N=1000  t_merge=0.1219s t_quick=0.4158s

What does this show? Is one clearly faster? By what ratio? Does the ratio change very much with N?

If you finish this quickly, there are lots of avenues for improvement and extension, such as:

  • Since there is a random element to this timing measurement, you cannot expect to see the same results every time. Upgrade the program to automatically do several runs at each value of N and average the results.
  • Add another column that shows the time for Python's build-in .sort() method on the same list.
  • Make a separate comparison script which uses a list that is almost sorted; you can do this by starting with a random list, sorting it, and then choosing 5% of the elements to swap into random other positions. Does this make a difference?
  • Challenge: Instead of using integers, make a custom subclass of int that adds an artificial 0.1s delay to any comparison by overriding the methods __lt__(self, other), __le__(self, other), __eq__(self, other), __ne__(self, other), __gt__(self, other), __ge__(self, other). Now, swapping elements is fast but comparing them is slow. Does this change the comparison substantially?
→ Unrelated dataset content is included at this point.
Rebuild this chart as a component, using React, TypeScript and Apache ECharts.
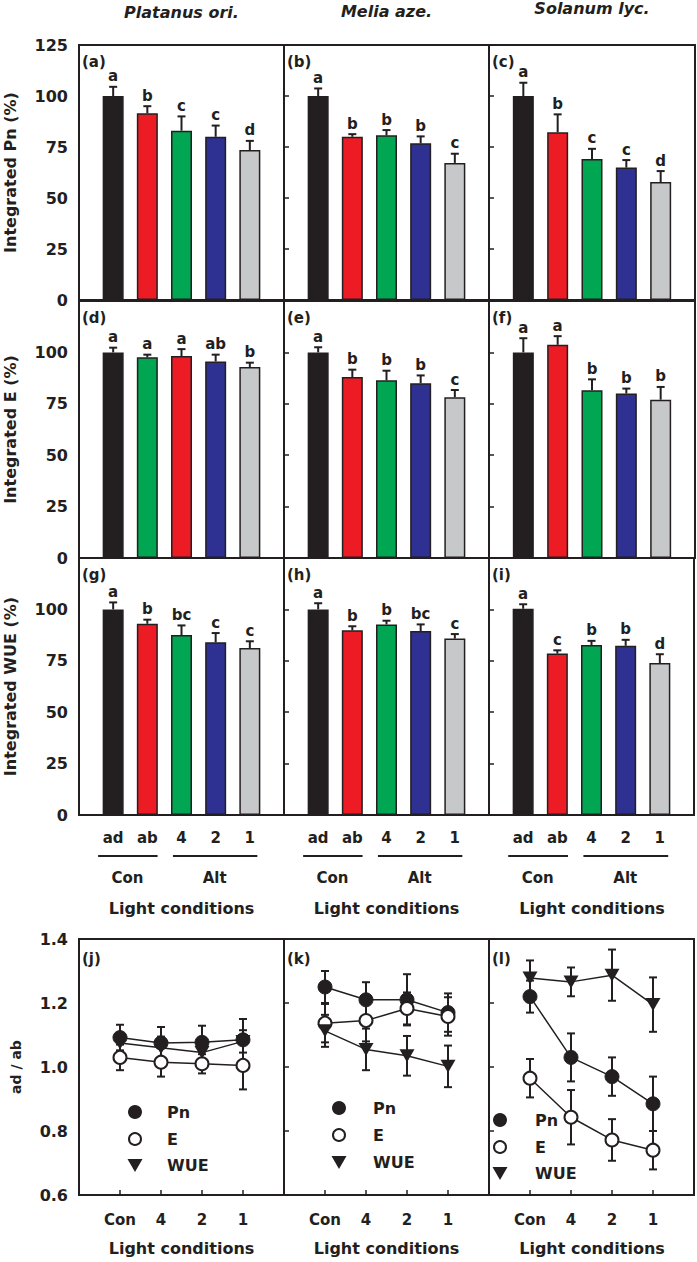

(The worksheet solutions won't cover these extensions.)

8. Quicksort with middle element pivot

The quicksort implementation we discussed in lecture uses the last element of the list as a pivot. However, this choice is an internal one made by the partition function. As long as partition partitions the list and returns the index of the pivot, it can use any pivot it likes.

Make a new version of partition that selects the element closest to the middle of the list as possible. (Of course, it is operating on a slice of the list between start and end, so it will need to look at the middle of that part.)

Hint: Maybe you can just pre-process the list so that the partition function from lecture, which uses the last element of the list as a pivot, does the right thing...

Test your modified version of quicksort to confirm that it works properly.